The risk from this misconception could not be more patent, as witness this remark by Russian Emergency Minister Vladimir Puchkov regarding the lack of preparedness for what took place in Chelyabinsk: “We thought that humanity would not have to face such an attack for another couple of thousand years, but the opposite happened and Russia was hit with a large-scale natural emergency” (as told to Kommersant daily according to RT online).
Yet another variation on downplaying risk goes like this: “Over a one-hundred-year period, a person has about a 1 percent chance of being killed in a car crash, but only a .01 percent chance of getting hit by a 1-kilometer or larger asteroid.” Here again this seems to be saying more than it actually does. One reason is that it sidesteps the full meaning of risk, which pertains not only to the chance of something’s occurring but also to the severity of the possible outcome.
Thus, while dying is indeed a dire outcome, annihilation of the species is incalculably more significant. This is why an actuarial approach to collision with a giant comet or asteroid makes no sense. There would be nobody left to be compensated. The very concept is difficult to comprehend. Perhaps Jonathan Schell came closest with his characterization of the “Second Death” after a global nuclear war.

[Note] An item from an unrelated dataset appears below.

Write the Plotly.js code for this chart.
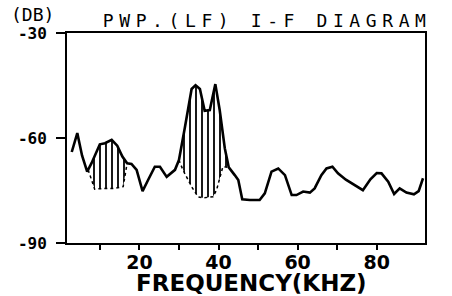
<!DOCTYPE html>
<html>
<head>
<meta charset="utf-8">
<script src="https://cdn.plot.ly/plotly-3.0.1.min.js"></script>
<style>html,body{margin:0;padding:0;background:#fff;}#chart{width:452px;height:296px;}</style>
</head>
<body>
<div id="chart"></div>
<script>
// Spectrum curve (frequency in kHz, level in dB)
const freq = [2.9,4.3,5.5,6.8,7.9,9.2,10.0,11.3,13.0,14.4,15.7,16.9,18.0,19.3,20.8,22.2,23.9,25.2,26.9,29.0,30.0,31.5,33.2,34.2,35.3,36.5,37.8,39.2,40.3,41.6,42.6,44.1,45.0,46.0,47.9,50.4,51.7,53.4,55.1,56.8,58.5,59.7,61.4,63.1,64.3,66.0,67.3,68.8,70.2,72.2,74.2,76.5,78.4,80.0,81.2,82.9,84.4,85.8,87.5,89.4,90.6,91.7];
const level = [-64,-58.6,-65,-69.6,-67.2,-63.9,-61.8,-61.5,-60.5,-62.2,-65.3,-67.2,-67.4,-69.1,-75.2,-72.0,-68.2,-68.2,-71.1,-69.1,-66.3,-57,-46,-44.9,-46,-52.2,-52,-44.6,-52,-63,-68.4,-70.6,-72.0,-77.5,-77.7,-77.7,-75.8,-69.6,-68.7,-70.6,-76.3,-76.3,-75.3,-75.6,-74.4,-70.6,-68.7,-68.2,-70.1,-71.9,-73.2,-74.9,-71.8,-70.0,-70.1,-72.5,-76.0,-74.4,-75.6,-76.1,-75.2,-71.5];
// Lower boundaries of the hatched areas
const hatch1Freq = [7.05,8.7,11.3,13.8,15.9,16.9];
const hatch1Low  = [-69.1,-74.6,-74.4,-74.4,-73.9,-67.2];
const hatch2Freq = [30.0,31.0,33.2,34.8,36.0,38.6,39.5,40.3,41.1,42.6];
const hatch2Low  = [-66.3,-69.1,-73.9,-76.8,-77.1,-76.8,-74.9,-71.1,-68.2,-68.4];
// Axis ticks
const xTickVals = [10,20,30,40,50,60,70,80];
const xTickText = ['','20','','40','','60','','80'];
const yTickVals = [-30,-60,-90];
const yTickText = ['-30','-60','-90'];
const titleText = 'PWP.(LF) I-F DIAGRAM';
const yUnitText = '(DB)';
const xTitleText = 'FREQUENCY(KHZ)';

function upperSegment(lowF, lowY){
  const f0 = lowF[0], f1 = lowF[lowF.length-1];
  const xs = [f0], ys = [lowY[0]];
  for (let i=0;i<freq.length;i++){ if (freq[i]>f0 && freq[i]<f1){ xs.push(freq[i]); ys.push(level[i]); } }
  xs.push(f1); ys.push(lowY[lowY.length-1]);
  return {x:xs, y:ys};
}
const pat = {shape:'|', size:6, solidity:0.3, fgcolor:'black', bgcolor:'white', fillmode:'replace'};
const traces = [];
[[hatch1Freq,hatch1Low],[hatch2Freq,hatch2Low]].forEach(([hf,hl])=>{
  traces.push({x:hf, y:hl, mode:'lines', line:{color:'black', width:1.5, dash:'dot'}, hoverinfo:'skip', showlegend:false});
  const u = upperSegment(hf, hl);
  traces.push({x:u.x, y:u.y, mode:'lines', line:{width:0, color:'black'}, fill:'tonexty', fillcolor:'white', fillpattern:pat, hoverinfo:'skip', showlegend:false});
});
traces.push({x:freq, y:level, mode:'lines', line:{color:'black', width:2.6}, showlegend:false});

const layout = {
  width:452, height:296,
  margin:{l:67, r:27, t:33, b:53},
  paper_bgcolor:'white', plot_bgcolor:'white',
  title:{text:titleText, font:{family:'DejaVu Sans Mono', size:18, color:'black'}, xref:'paper', x:0.1, xanchor:'left', yref:'container', y:0.93, yanchor:'middle'},
  xaxis:{range:[1.7,92.2], tickvals:xTickVals, ticktext:xTickText, ticks:'outside', ticklen:5, tickwidth:2, tickcolor:'black',
    showline:true, mirror:true, linecolor:'black', linewidth:2, showgrid:false, zeroline:false, automargin:false, ticklabelstandoff:-4,
    tickfont:{family:'DejaVu Sans', size:19, color:'black', weight:'bold'}},
  yaxis:{range:[-90,-30], tickvals:yTickVals, ticktext:yTickText, ticks:'outside', ticklen:9, tickwidth:2, tickcolor:'black',
    showline:true, mirror:true, linecolor:'black', linewidth:2, showgrid:false, zeroline:false, automargin:false, ticklabelstandoff:6,
    tickfont:{family:'DejaVu Sans Mono', size:16, color:'black', weight:'bold'}},
  annotations:[
    {text:yUnitText, xref:'paper', yref:'paper', x:-0.163, y:1.088, xanchor:'left', yanchor:'middle', showarrow:false,
     font:{family:'DejaVu Sans Mono', size:18, color:'black'}},
    {text:xTitleText, xref:'paper', yref:'paper', x:0.515, y:-0.19, xanchor:'center', yanchor:'middle', showarrow:false,
     font:{family:'DejaVu Sans', size:23, color:'black', weight:'bold'}}
  ]
};
Plotly.newPlot('chart', traces, layout, {staticPlot:true, displayModeBar:false}).then(()=>{
  const t = document.querySelector('.gtitle');
  if (t) t.style.letterSpacing = '5.6px';
});
</script>
</body>
</html>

Finally, the most egregious fallacy has been to assert, “We know there are no rocks that big headed our way anytime soon, at least not for centuries.” This is just false. It violates the well-known dictum that absence of evidence is not evidence of absence. While the dictum is not universally true, it does apply here.
February 15 was our astronomical September 11. But it was a kinder, gentler 9/11 in that, miraculously, no one was killed. For that reason will we tempt fate by continuing to assign vastly less funding to detecting and figuring out how to deflect giant asteroids and comets than to detecting and foiling terrorists, even though the former could cause incommensurably greater harm?